Task instructions:
Sift the material for lines containing "matplotlib", and return them.

Information shown:
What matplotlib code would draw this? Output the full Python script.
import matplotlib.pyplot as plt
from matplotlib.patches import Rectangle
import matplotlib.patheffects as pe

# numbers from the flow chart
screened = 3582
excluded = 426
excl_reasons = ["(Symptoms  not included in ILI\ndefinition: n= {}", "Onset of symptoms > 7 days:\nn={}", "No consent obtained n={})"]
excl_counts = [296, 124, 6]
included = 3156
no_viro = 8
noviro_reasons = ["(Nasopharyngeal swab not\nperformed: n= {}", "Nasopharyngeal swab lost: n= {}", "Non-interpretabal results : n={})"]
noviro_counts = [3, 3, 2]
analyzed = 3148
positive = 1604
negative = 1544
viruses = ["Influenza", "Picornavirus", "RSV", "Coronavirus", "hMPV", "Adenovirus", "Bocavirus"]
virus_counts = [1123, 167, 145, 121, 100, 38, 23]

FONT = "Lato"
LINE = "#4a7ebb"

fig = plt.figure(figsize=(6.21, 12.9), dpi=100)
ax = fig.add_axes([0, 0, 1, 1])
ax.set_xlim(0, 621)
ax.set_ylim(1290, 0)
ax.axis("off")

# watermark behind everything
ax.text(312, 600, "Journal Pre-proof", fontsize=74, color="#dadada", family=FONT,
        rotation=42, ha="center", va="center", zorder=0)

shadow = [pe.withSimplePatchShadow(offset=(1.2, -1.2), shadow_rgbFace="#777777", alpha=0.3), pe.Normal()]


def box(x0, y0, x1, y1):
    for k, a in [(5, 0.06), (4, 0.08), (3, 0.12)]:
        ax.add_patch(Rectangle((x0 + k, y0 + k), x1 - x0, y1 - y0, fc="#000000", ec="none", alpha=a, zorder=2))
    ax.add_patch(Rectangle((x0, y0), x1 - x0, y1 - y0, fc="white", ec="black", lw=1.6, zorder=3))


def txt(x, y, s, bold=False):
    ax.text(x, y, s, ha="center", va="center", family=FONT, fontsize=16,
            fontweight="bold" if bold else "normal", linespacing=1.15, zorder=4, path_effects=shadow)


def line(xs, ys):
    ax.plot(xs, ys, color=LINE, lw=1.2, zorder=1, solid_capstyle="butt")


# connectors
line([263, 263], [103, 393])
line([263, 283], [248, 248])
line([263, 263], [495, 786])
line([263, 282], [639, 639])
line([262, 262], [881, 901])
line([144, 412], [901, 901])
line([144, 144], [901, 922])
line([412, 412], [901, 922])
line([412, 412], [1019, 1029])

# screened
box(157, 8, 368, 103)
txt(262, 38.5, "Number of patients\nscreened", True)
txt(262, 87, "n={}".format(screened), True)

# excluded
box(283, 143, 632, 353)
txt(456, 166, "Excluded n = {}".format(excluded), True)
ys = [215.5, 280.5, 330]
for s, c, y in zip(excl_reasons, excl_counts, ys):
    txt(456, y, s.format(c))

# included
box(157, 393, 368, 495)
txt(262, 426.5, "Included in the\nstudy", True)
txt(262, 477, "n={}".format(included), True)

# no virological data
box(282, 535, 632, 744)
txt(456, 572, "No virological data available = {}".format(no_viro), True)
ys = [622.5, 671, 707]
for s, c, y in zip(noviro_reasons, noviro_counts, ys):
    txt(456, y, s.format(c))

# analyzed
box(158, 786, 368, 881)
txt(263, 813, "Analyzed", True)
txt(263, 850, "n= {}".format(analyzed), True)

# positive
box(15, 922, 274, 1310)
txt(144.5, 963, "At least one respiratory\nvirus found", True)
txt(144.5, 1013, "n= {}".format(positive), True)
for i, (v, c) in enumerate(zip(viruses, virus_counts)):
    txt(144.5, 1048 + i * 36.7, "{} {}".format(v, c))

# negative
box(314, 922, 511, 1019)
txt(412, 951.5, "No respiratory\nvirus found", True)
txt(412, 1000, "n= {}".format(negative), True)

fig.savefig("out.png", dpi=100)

Task output:
What matplotlib code would draw this? Output the full Python script.
import matplotlib.pyplot as plt
from matplotlib.patches import Rectangle
import matplotlib.patheffects as pe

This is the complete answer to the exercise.